Still, I liked this movie and will probably see it again. Despite its deficits, “Green Book” held my attention because of its good casting, acting, and music; interesting characters; and historical references to the realities of the American South some of which persist throughout the country even today.
Mahershala Ali and Viggo Mortensen both are world-class actors who inhabit their characters and make them believable. Ali’s haughty, affected Dr. Donald Shirley ensconced upon a throne in a beautiful flowing robe as he interviews chauffeur candidates, creates an air of superiority and determination to impress we come to believe Shirley, a first-generation Jamaican-American, possessed. A genius piano virtuoso who was counseled to eschew the classical stage because of his race, Shirley instead defied both classical and jazz tradition to create the Don Shirley Trio. Composed of cello, bass and piano, a previously unheard of combination of instruments, Shirley and his compatriots wowed both the classical and jazz music worlds both here and abroad. Ali conveys his character’s genius, skill, charm, alienation, hauteur, naïveté, and general loneliness perfectly. Although some have complained that Shirley’s character is not well developed, my research revealed Shirley as a complex, closeted, isolated though charming person whom Ali portrays well, giving us glimpses of the charming, erudite yet isolated man who lived a lonely life attended to by an Indian manservant in a sumptuously appointed apartment above Carnegie Hall.

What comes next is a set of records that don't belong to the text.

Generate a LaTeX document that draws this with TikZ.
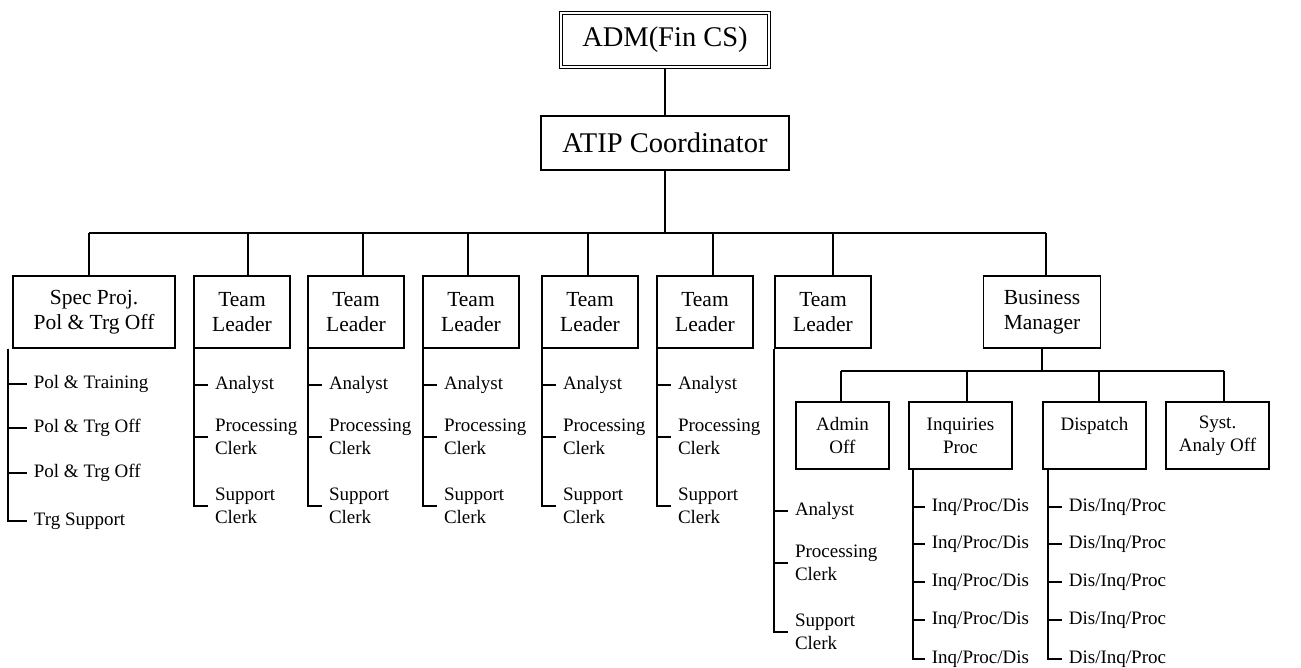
\documentclass[tikz,border=0pt]{standalone}
\usepackage{fontspec}
\setmainfont{Liberation Serif}
\usepackage{tikz}

\begin{document}
\begin{tikzpicture}[x=1pt, y=-1pt, line width=1.8pt,
	head/.style={rectangle, draw, font=\fontsize{28.5}{34}\selectfont,
				minimum height=54pt, inner sep=0pt},
	post/.style={rectangle, draw, align=center, font=\fontsize{21.5}{25}\selectfont,
				minimum height=72pt, inner sep=0pt},
	unit/.style={rectangle, draw, align=center, font=\fontsize{19}{23}\selectfont,
				minimum height=67pt, minimum width=103pt, inner sep=0pt},
	staff/.style={anchor=west, align=left, font=\fontsize{19}{23}\selectfont,
				inner xsep=6pt, inner ysep=0pt},
]
\useasboundingbox (0,0) rectangle (1301,668);
% top of the chart
\node [head, double, double distance=2pt, line width=1.3pt, minimum width=208pt]
	(adm) at (665,40) {ADM(Fin CS)};
\node [head, minimum width=248pt] (atip) at (665,143) {ATIP Coordinator};
\coordinate (bus) at (665,233);
\draw (adm) -- (atip);
\draw (atip) -- (bus);
%
% second row, drops are a little off centre
\node [post, minimum width=162pt] (spec) at (94,312) {Spec Proj.\\Pol \& Trg Off};
\foreach \i/\x in {1/242, 2/356, 3/471, 4/590, 5/705, 6/823}
	\node [post, minimum width=96pt] (tl\i) at (\x,312) {Team\\Leader};
\node [post, minimum width=117pt] (bm) at (1042,312) {Business\\Manager};
\draw ([xshift=-5pt]bus -| spec) -- ([xshift=4pt]bus -| bm);
\foreach \n/\d in {spec/-5, tl1/6, tl2/7, tl3/-3, tl4/-2, tl5/8, tl6/10, bm/4}
	\draw ([xshift=\d pt]bus -| \n) -- ([xshift=\d pt]\n.north);
%
% staff under the special projects officer
\node [staff] (sp1) at (27,384) {Pol \& Training};
\node [staff] (sp2) at (27,428) {Pol \& Trg Off};
\node [staff] (sp3) at (27,473) {Pol \& Trg Off};
\node [staff] (sp4) at (27,521) {Trg Support};
\foreach \k in {1,...,4}
	\draw ([xshift=-4pt]spec.south west) |- (sp\k.west);
%
% staff under the team leaders
\foreach \i in {1,...,5} {
	\node [staff] (an\i) at ([xshift=15pt, yshift=-36pt]tl\i.south west) {Analyst};
	\node [staff] (pc\i) at ([xshift=15pt, yshift=-88pt]tl\i.south west) {Processing\\Clerk};
	\node [staff] (sc\i) at ([xshift=15pt, yshift=-157pt]tl\i.south west) {Support\\Clerk};
	\draw ([xshift=1pt]tl\i.south west) |- (an\i.west);
	\draw ([xshift=1pt]tl\i.south west) |- (pc\i.west);
	\draw ([xshift=1pt]tl\i.south west) |- (sc\i.west);
}
\node [staff] (an6) at ([xshift=14pt, yshift=-162pt]tl6.south west) {Analyst};
\node [staff] (pc6) at ([xshift=14pt, yshift=-214pt]tl6.south west) {Processing\\Clerk};
\node [staff] (sc6) at ([xshift=14pt, yshift=-283pt]tl6.south west) {Support\\Clerk};
\foreach \k in {an6,pc6,sc6}
	\draw (tl6.south west) |- (\k.west);
%
% business manager and its units
\coordinate (bus2) at (1042,371);
\draw (bm) -- (bus2);
\node [unit, minimum width=93pt] (admin) at (842.5,435.5) {Admin\\Off};
\node [unit] (inq)  at (960.5,435.5)  {Inquiries\\Proc};
\node [unit] (disp) at (1094.5,435.5) {Dispatch\\\mbox{}};
\node [unit] (syst) at (1217.5,435.5) {Syst.\\Analy Off};
\draw ([xshift=-1.5pt]bus2 -| admin) -- ([xshift=6.5pt]bus2 -| syst);
\foreach \n/\d in {admin/-1.5, inq/6.5, disp/4.5, syst/6.5}
	\draw ([xshift=\d pt]bus2 -| \n) -- ([xshift=\d pt]\n.north);
%
\foreach \r/\y in {1/507, 2/544, 3/582, 4/620, 5/659} {
	\node [staff] (iq\r) at (925,\y) {Inq/Proc/Dis};
	\node [staff] (dq\r) at (1062,\y) {Dis/Inq/Proc};
	\draw ([xshift=5pt]inq.south west) |- (iq\r.west);
	\draw ([xshift=6pt]disp.south west) |- (dq\r.west);
}
\end{tikzpicture}
\end{document}
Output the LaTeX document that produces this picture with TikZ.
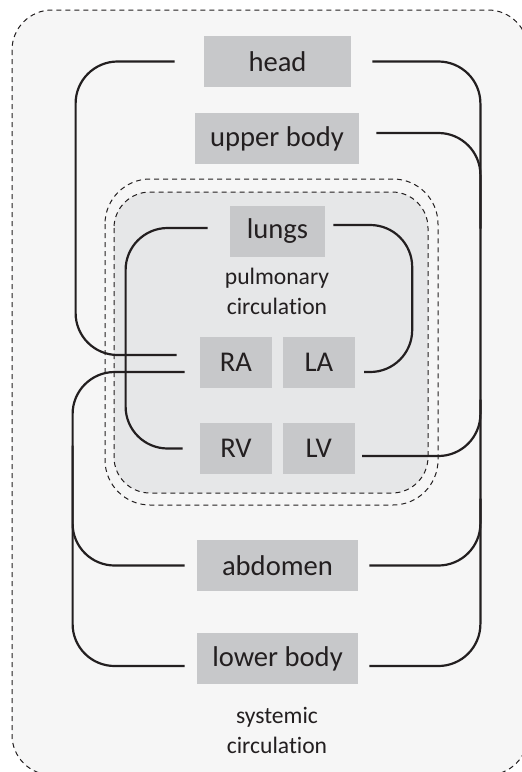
\documentclass[tikz,border=0pt]{standalone}
\usepackage{fontspec}
\setmainfont{Carlito}[Ligatures=NoCommon]
\usetikzlibrary{positioning,calc}
\definecolor{boxgrey}{HTML}{C7C8CA}
\definecolor{pulmfill}{HTML}{E6E7E8}
\definecolor{sysfill}{HTML}{F6F6F6}
\definecolor{ink}{HTML}{231F20}
\tikzset{
  organ/.style={fill=boxgrey,text=ink,minimum height=25.5pt,inner sep=0pt,font=\fontsize{14.3}{17}\selectfont},
  chamber/.style={organ,minimum width=36pt},
  vessel/.style={draw=ink,line width=1.1pt,rounded corners=21pt},
  zone/.style={draw=ink,line width=0.5pt,dash pattern=on 2.5pt off 2pt},
  caption/.style={text=ink,align=center,font=\fontsize{11.8}{15}\selectfont},
}

\begin{document}
\begin{tikzpicture}[x=0.5pt,y=-0.5pt]
\clip (0,0) rectangle (522,772);
% systemic and pulmonary areas
\draw[zone,fill=sysfill,rounded corners=20pt] (12,10) rectangle (528,775);
\draw[zone,rounded corners=22.5pt] (105,179) rectangle (438,505);
\draw[zone,fill=pulmfill,rounded corners=18pt] (114,192) rectangle (428,493);

\node[organ,minimum width=73.5pt] (head) at (277.5,61.5) {head};
\node[organ,minimum width=82pt] (upper) at (277,138.5) {upper body};
\node[organ,minimum width=47.5pt] (lungs) at (277.5,231.5) {lungs};
\node[caption] (pulm) at (277,291) {pulmonary\\circulation};
\node[chamber] (ra) at (236,362.5) {RA};
\node[chamber,right=5pt of ra] (la) {LA};
\node[chamber] (rv) at (236,448.5) {RV};
\node[chamber,right=5pt of rv] (lv) {LV};
\node[organ,minimum width=80.5pt] (abd) at (277.5,565.5) {abdomen};
\node[organ,minimum width=80.5pt] (lower) at (277.5,658.5) {lower body};
\node[caption] (sys) at (277,730) {systemic\\circulation};

% veins back to the right atrium
\draw[vessel] ([xshift=-14.5pt]head.west) -| ([xshift=-62pt,yshift=3.75pt]ra.west) -- ([xshift=-11.5pt,yshift=3.75pt]ra.west);
\draw[vessel] ([xshift=-6pt,yshift=-3.75pt]lower.west) -| ([xshift=-63.5pt,yshift=-4.75pt]ra.west) -- ([xshift=-7.5pt,yshift=-4.75pt]ra.west);
\draw[vessel] ([xshift=-6pt]abd.west) -| ([xshift=-62pt,yshift=60pt]abd.west);

% aorta from the left ventricle
\draw[vessel] ([xshift=3.5pt,yshift=-3.75pt]lv.east) -| ([xshift=64.5pt]head.east) -- ([xshift=10.5pt]head.east);
\draw[vessel] ([xshift=8.5pt,yshift=2.75pt]upper.east) -| ([xshift=60.5pt,yshift=-45pt]upper.east);
\draw[vessel] ([xshift=5.5pt]abd.east) -| ([xshift=61pt,yshift=83pt]abd.east);
\draw[vessel] ([xshift=5.5pt,yshift=-3.75pt]lower.east) -| ([xshift=61pt,yshift=80pt]lower.east);

% pulmonary loop
\draw[vessel] ([xshift=-8.5pt]rv.west) -| ([xshift=-52pt,yshift=1.75pt]lungs.west) -- ([xshift=-11pt,yshift=1.75pt]lungs.west);
\draw[vessel] ([xshift=4pt,yshift=3.25pt]lungs.east) -| ([xshift=28.5pt,yshift=-4.75pt]la.east) -- ([xshift=4.5pt,yshift=-4.75pt]la.east);
\end{tikzpicture}
\end{document}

Viggo Mortensen seems to have gained 25 or more pounds for this role. With his beefy physical presence, Mortensen plays uncouth Italian-American Copacabana bouncer Tony “Lip” Vallelonga. Mortensen’s Tony Lip is especially déclassé compared to Ali’s refined Shirley, and it is the character of Tony that grows and changes the most in this on-the-road buddy movie. Despite their differences, Vallelonga and Shirley learn to value and trust each other, and Tony Lip’s racist attitudes diminish as he spends time with and learns volumes from and about Shirley.
The movie is made more enjoyable by the period music some of which is in the mode of the renowned Don Shirley Trio. Although Mahershala Ali “plays” the piano, it is Kris Bowers, the film’s composer who composed the score, transcribed and played all of Don Shirley’s original 1960s compositions. He also taught Ali how to look as if he knew his way around a keyboard. Even my musician friend was impressed that Ali seemed to be playing the music.
“Green Book,” the film, isn’t actually about Victor Green’s Negro Motorist Green-Book, but it references and introduces the audience to it which is a good thing. The movie led me to learn of the Green Book‘s existence and reintroduced me to Don Shirley and his music which I had heard on my father’s stereo when I was a girl.
I suggest that you see “Green Book,” the movie if you haven’t already. Regardless of your race, and your attitudes, I am confident you will enjoy it.